*Task to complete:* Pick out each line in these entries that contains the string "document".

*Extracted data:*
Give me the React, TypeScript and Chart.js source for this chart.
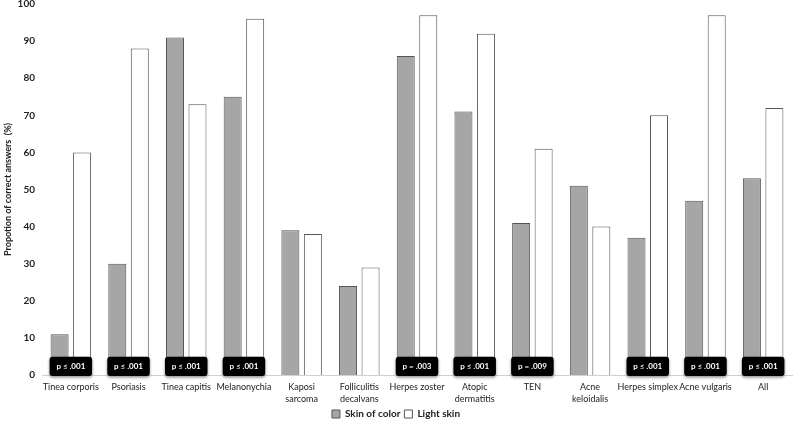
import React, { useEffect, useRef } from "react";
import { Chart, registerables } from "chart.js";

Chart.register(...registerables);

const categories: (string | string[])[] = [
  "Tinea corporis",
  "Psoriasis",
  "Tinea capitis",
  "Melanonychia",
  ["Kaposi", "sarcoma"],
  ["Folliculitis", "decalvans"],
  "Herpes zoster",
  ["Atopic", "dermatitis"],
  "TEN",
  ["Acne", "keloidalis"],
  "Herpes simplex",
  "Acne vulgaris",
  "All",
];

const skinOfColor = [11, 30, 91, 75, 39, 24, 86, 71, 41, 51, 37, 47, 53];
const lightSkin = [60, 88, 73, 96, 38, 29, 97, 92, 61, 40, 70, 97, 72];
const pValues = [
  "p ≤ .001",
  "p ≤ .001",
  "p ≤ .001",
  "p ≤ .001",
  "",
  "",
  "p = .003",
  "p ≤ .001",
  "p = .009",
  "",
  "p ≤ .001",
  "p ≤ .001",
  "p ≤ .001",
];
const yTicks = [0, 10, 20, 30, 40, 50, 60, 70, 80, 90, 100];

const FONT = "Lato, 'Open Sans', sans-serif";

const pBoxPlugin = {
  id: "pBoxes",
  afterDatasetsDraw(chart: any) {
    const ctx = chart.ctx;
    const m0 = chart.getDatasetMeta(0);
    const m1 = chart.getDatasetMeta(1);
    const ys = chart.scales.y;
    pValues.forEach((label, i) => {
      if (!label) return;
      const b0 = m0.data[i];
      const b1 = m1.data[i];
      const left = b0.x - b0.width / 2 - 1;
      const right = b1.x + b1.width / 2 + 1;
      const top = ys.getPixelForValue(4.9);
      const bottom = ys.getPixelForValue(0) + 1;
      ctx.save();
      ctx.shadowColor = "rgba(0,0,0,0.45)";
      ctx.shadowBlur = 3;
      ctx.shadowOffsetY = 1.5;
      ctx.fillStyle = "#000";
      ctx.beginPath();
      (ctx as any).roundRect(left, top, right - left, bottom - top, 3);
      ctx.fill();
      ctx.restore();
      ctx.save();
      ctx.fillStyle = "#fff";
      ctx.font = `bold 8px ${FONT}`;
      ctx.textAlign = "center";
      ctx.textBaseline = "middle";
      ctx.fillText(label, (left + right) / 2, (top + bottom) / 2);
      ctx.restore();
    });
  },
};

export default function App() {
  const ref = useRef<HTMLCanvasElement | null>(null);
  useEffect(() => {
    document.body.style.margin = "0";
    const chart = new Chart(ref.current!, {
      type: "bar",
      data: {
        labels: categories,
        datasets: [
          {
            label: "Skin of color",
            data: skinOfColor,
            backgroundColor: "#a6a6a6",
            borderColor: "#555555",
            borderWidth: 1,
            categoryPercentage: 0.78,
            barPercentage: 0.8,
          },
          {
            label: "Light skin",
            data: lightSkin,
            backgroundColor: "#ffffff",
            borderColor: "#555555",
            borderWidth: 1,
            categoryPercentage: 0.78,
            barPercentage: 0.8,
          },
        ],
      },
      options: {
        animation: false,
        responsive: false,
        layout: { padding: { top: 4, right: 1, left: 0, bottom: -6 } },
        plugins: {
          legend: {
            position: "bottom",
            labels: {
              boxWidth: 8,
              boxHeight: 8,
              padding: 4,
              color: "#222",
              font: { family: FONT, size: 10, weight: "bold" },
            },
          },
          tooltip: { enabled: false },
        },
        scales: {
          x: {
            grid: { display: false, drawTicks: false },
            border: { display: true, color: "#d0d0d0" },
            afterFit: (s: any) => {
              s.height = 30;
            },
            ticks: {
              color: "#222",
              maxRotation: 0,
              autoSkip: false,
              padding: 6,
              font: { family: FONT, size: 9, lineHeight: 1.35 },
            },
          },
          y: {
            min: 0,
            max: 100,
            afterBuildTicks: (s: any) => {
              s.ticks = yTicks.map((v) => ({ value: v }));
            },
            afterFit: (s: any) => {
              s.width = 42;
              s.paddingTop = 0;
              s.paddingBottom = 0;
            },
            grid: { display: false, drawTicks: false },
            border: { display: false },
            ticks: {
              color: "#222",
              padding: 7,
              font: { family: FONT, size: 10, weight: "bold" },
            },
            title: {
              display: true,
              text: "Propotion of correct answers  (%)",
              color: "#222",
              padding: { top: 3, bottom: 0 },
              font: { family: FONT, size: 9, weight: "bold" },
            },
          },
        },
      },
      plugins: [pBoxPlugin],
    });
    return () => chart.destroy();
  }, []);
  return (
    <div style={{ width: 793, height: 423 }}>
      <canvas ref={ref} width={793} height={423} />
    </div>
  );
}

...

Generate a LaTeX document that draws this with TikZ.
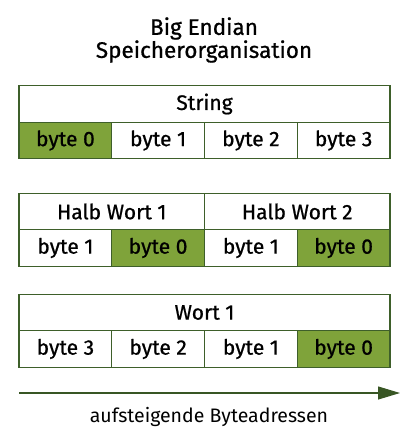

*Solution to this problem:*
    document.body.style.margin = "0";
Generate a LaTeX document that draws this with TikZ.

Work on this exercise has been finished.